#### EXERCISE TASK:
Write out the data again in full, exactly as it reads.

##########

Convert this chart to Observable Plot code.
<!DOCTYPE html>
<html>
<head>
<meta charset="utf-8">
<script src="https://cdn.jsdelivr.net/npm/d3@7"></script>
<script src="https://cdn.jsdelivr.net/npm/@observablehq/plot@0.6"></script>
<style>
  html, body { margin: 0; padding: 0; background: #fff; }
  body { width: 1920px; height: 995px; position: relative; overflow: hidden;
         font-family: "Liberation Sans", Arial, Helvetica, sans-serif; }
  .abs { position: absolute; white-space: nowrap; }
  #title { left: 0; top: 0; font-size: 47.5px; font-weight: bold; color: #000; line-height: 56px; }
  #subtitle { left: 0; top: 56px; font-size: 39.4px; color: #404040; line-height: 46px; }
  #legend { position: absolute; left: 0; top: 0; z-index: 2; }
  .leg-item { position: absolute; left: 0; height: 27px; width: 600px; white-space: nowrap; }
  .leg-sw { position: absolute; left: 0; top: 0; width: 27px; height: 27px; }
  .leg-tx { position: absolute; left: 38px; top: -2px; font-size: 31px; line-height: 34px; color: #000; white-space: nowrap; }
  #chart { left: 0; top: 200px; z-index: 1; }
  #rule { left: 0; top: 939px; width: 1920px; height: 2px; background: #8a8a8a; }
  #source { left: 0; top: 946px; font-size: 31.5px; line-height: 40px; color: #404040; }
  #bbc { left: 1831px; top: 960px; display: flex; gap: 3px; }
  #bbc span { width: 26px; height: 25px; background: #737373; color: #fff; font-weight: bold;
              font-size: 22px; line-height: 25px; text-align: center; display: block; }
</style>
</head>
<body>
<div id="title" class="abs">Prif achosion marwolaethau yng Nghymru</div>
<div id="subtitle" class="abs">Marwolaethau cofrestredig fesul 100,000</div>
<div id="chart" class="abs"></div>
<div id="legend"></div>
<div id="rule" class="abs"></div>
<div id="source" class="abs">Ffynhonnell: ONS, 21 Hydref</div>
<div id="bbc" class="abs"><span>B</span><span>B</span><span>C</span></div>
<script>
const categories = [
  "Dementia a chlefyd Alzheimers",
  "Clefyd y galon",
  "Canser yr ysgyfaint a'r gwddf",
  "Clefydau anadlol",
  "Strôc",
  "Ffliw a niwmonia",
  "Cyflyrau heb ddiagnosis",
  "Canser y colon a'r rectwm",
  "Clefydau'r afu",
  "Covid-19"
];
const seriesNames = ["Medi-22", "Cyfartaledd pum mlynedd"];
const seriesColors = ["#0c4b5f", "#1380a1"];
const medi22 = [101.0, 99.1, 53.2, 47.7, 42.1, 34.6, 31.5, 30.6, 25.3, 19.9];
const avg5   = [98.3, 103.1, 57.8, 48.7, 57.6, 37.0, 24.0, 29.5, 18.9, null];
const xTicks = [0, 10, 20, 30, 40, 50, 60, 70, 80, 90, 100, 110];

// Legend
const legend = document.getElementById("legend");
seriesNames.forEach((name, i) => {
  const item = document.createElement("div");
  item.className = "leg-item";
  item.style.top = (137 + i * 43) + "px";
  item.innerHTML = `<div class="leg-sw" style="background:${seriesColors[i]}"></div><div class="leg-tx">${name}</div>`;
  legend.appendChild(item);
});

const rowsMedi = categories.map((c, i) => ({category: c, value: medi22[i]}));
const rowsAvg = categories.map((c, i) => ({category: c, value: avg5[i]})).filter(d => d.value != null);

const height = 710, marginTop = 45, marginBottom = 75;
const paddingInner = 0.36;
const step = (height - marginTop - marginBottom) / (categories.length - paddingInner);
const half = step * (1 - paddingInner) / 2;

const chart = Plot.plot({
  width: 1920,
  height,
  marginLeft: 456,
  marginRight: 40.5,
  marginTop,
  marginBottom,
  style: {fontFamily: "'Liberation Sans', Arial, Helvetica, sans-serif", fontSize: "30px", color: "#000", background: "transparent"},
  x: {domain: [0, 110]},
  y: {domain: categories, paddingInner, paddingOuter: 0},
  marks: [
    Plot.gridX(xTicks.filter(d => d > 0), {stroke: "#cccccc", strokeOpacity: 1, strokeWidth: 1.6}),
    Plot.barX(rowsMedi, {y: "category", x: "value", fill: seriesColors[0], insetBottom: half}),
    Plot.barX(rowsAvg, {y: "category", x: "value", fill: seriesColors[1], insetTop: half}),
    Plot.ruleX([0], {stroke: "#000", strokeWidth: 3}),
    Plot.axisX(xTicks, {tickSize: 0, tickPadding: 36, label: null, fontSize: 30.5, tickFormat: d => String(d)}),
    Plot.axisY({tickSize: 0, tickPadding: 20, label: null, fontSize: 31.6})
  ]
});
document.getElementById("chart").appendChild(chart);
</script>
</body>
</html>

##########

#### SOLUTION TO THIS EXERCISE:
Convert this chart to Observable Plot code.
<!DOCTYPE html>
<html>
<head>
<meta charset="utf-8">
<script src="https://cdn.jsdelivr.net/npm/d3@7"></script>
<script src="https://cdn.jsdelivr.net/npm/@observablehq/plot@0.6"></script>
<style>
  html, body { margin: 0; padding: 0; background: #fff; }
  body { width: 1920px; height: 995px; position: relative; overflow: hidden;
         font-family: "Liberation Sans", Arial, Helvetica, sans-serif; }
  .abs { position: absolute; white-space: nowrap; }
  #title { left: 0; top: 0; font-size: 47.5px; font-weight: bold; color: #000; line-height: 56px; }
  #subtitle { left: 0; top: 56px; font-size: 39.4px; color: #404040; line-height: 46px; }
  #legend { position: absolute; left: 0; top: 0; z-index: 2; }
  .leg-item { position: absolute; left: 0; height: 27px; width: 600px; white-space: nowrap; }
  .leg-sw { position: absolute; left: 0; top: 0; width: 27px; height: 27px; }
  .leg-tx { position: absolute; left: 38px; top: -2px; font-size: 31px; line-height: 34px; color: #000; white-space: nowrap; }
  #chart { left: 0; top: 200px; z-index: 1; }
  #rule { left: 0; top: 939px; width: 1920px; height: 2px; background: #8a8a8a; }
  #source { left: 0; top: 946px; font-size: 31.5px; line-height: 40px; color: #404040; }
  #bbc { left: 1831px; top: 960px; display: flex; gap: 3px; }
  #bbc span { width: 26px; height: 25px; background: #737373; color: #fff; font-weight: bold;
              font-size: 22px; line-height: 25px; text-align: center; display: block; }
</style>
</head>
<body>
<div id="title" class="abs">Prif achosion marwolaethau yng Nghymru</div>
<div id="subtitle" class="abs">Marwolaethau cofrestredig fesul 100,000</div>
<div id="chart" class="abs"></div>
<div id="legend"></div>
<div id="rule" class="abs"></div>
<div id="source" class="abs">Ffynhonnell: ONS, 21 Hydref</div>
<div id="bbc" class="abs"><span>B</span><span>B</span><span>C</span></div>
<script>
const categories = [
  "Dementia a chlefyd Alzheimers",
  "Clefyd y galon",
  "Canser yr ysgyfaint a'r gwddf",
  "Clefydau anadlol",
  "Strôc",
  "Ffliw a niwmonia",
  "Cyflyrau heb ddiagnosis",
  "Canser y colon a'r rectwm",
  "Clefydau'r afu",
  "Covid-19"
];
const seriesNames = ["Medi-22", "Cyfartaledd pum mlynedd"];
const seriesColors = ["#0c4b5f", "#1380a1"];
const medi22 = [101.0, 99.1, 53.2, 47.7, 42.1, 34.6, 31.5, 30.6, 25.3, 19.9];
const avg5   = [98.3, 103.1, 57.8, 48.7, 57.6, 37.0, 24.0, 29.5, 18.9, null];
const xTicks = [0, 10, 20, 30, 40, 50, 60, 70, 80, 90, 100, 110];

// Legend
const legend = document.getElementById("legend");
seriesNames.forEach((name, i) => {
  const item = document.createElement("div");
  item.className = "leg-item";
  item.style.top = (137 + i * 43) + "px";
  item.innerHTML = `<div class="leg-sw" style="background:${seriesColors[i]}"></div><div class="leg-tx">${name}</div>`;
  legend.appendChild(item);
});

const rowsMedi = categories.map((c, i) => ({category: c, value: medi22[i]}));
const rowsAvg = categories.map((c, i) => ({category: c, value: avg5[i]})).filter(d => d.value != null);

const height = 710, marginTop = 45, marginBottom = 75;
const paddingInner = 0.36;
const step = (height - marginTop - marginBottom) / (categories.length - paddingInner);
const half = step * (1 - paddingInner) / 2;

const chart = Plot.plot({
  width: 1920,
  height,
  marginLeft: 456,
  marginRight: 40.5,
  marginTop,
  marginBottom,
  style: {fontFamily: "'Liberation Sans', Arial, Helvetica, sans-serif", fontSize: "30px", color: "#000", background: "transparent"},
  x: {domain: [0, 110]},
  y: {domain: categories, paddingInner, paddingOuter: 0},
  marks: [
    Plot.gridX(xTicks.filter(d => d > 0), {stroke: "#cccccc", strokeOpacity: 1, strokeWidth: 1.6}),
    Plot.barX(rowsMedi, {y: "category", x: "value", fill: seriesColors[0], insetBottom: half}),
    Plot.barX(rowsAvg, {y: "category", x: "value", fill: seriesColors[1], insetTop: half}),
    Plot.ruleX([0], {stroke: "#000", strokeWidth: 3}),
    Plot.axisX(xTicks, {tickSize: 0, tickPadding: 36, label: null, fontSize: 30.5, tickFormat: d => String(d)}),
    Plot.axisY({tickSize: 0, tickPadding: 20, label: null, fontSize: 31.6})
  ]
});
document.getElementById("chart").appendChild(chart);
</script>
</body>
</html>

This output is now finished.